Et quel accompagnement ! Un peu chaman, Hervé Seznec n'omet pas, comme les anciens paysans, de tenir compte des cycles de la Lune et des caprices de la météo, avant de livrer ses pommes, soigneusement triées et lavées, au pressoir. Autant de paramètres susceptibles d'influer sur la qualité et la «clarification» des jus, étape cruciale où les impuretés et autres résidus remontent à la surface pour former un «chapeau brun» qui indiquera le bon moment pour soutirer le futur breuvage et le faire passer en phase de «fermentation principale». «Pour une bonne clarification, qui peut durer entre vingt-quatre heures et sept jours, mieux vaut éviter les temps tempétueux, précise le spécialiste. C'est un moment où on suit les cuvées comme le lait sur le feu.» Pour le reste, levures nécessaires à la fermentation, effervescence après la mise en bouteille, c'est la nature encore qui fera l'essentiel du travail.
Sirop ambré
Outre l’élaboration de ses cidres traditionnels, idéaux pour accompagner des viandes blanches, des jambons ou des tapas à l’apéritif - Jacques Chirac devint adepte lors d’une visite à Quimper, avant d’en faire venir des caisses à l’Elysée -, Hervé Seznec, qui consacre également une grande partie de son temps à la production d’eaux-de-vie de cidre et de pommeaux labellisés AOP , propose, depuis 2012, une autre gourmandise : la Cuvée blanche, mise au point, une fois n’est pas coutume, à partir d’une unique variété de pommes, la Guillevic, originaire de Cornouailles et réputée pour son jus très clair et finement acidulé. Autrefois appelée «le champagne des campagnes» et uniquement servie lors des grandes occasions (mariages, baptêmes, etc.), voilà une boisson bien pétillante, aux délicates notes de pêche et d’agrumes, capable de tenir la dragée haute aux meilleurs crémants. Et tout particulièrement recommandée pour accompagner desserts aux fruits et autres fondants au chocolat.

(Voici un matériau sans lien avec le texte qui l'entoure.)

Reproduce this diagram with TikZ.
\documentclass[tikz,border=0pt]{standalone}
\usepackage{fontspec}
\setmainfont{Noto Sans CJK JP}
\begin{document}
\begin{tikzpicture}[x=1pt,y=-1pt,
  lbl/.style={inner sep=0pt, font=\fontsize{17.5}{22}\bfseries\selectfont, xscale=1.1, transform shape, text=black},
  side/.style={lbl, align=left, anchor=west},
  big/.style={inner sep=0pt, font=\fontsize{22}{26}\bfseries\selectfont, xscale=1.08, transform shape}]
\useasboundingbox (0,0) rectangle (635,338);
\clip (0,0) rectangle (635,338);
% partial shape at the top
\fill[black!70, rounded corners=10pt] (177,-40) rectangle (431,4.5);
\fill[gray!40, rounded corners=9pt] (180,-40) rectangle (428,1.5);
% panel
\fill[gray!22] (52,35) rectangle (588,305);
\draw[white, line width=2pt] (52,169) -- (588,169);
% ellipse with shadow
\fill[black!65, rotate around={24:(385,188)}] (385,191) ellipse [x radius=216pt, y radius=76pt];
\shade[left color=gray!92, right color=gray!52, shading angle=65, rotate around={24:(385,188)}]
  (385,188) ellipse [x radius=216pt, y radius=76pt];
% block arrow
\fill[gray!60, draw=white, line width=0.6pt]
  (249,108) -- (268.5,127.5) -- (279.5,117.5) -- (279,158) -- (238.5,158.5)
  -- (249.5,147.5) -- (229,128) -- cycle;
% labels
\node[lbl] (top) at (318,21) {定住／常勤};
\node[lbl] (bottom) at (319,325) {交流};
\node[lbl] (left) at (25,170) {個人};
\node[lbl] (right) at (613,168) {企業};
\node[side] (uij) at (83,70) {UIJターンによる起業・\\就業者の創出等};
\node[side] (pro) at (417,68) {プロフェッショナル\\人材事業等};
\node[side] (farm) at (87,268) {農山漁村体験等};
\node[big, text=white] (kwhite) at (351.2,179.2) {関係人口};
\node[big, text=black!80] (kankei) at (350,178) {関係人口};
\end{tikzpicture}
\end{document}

Si les cidres d’Hervé Seznec peuvent avec bonheur être servis, selon leur personnalité, bruts ou demi-secs, tout au long d’un repas, de l’apéritif au dessert, avec l’indispensable petit verre de Lambig, l’eau-de-vie de cidre, pour la touche finale, voilà quelque temps que des cuisiniers de tous poils, de Bretagne, de Normandie ou d’ailleurs, font leur miel de ce breuvage ancestral comme supplément d’âme à leurs préparations. C’est notamment le cas de Lionel Hénaff, chef étoilé de l’Allium, à Quimper, qui se délecte des productions cidricoles les plus âpres pour rehausser ses mets les plus délicats. Dans sa cuisine ouverte du quartier de Créac’h Gwen, il est ainsi l’inventeur d’une «vinaigrette» à base de jus de pomme et de cidre qu’il fait réduire jusqu’à obtenir une sorte de sirop très ambré qui, tranché à l’huile d’olive, fera merveille sur des praires, des palourdes ou encore ses fameuses «langoustines crispy».
Le cidre peut être aussi un ingrédient de choix dans la composition de desserts, comme cette compote d’une grande finesse mélangeant pommes et cidre pour accompagner une glace au sarrasin et un pressé de reinettes grises du Canada. Encore plus emblématique sans doute, on trouvera enfin, chaque jour que Dieu fait, du pain au cidre sur les tables de Lionel Hénaff. Un produit original concocté à partir de farine de seigle et d’un levain naturel (mélange de farine et d’eau fermenté où ont macéré des morceaux de reinettes) aux très subtils accents pommés.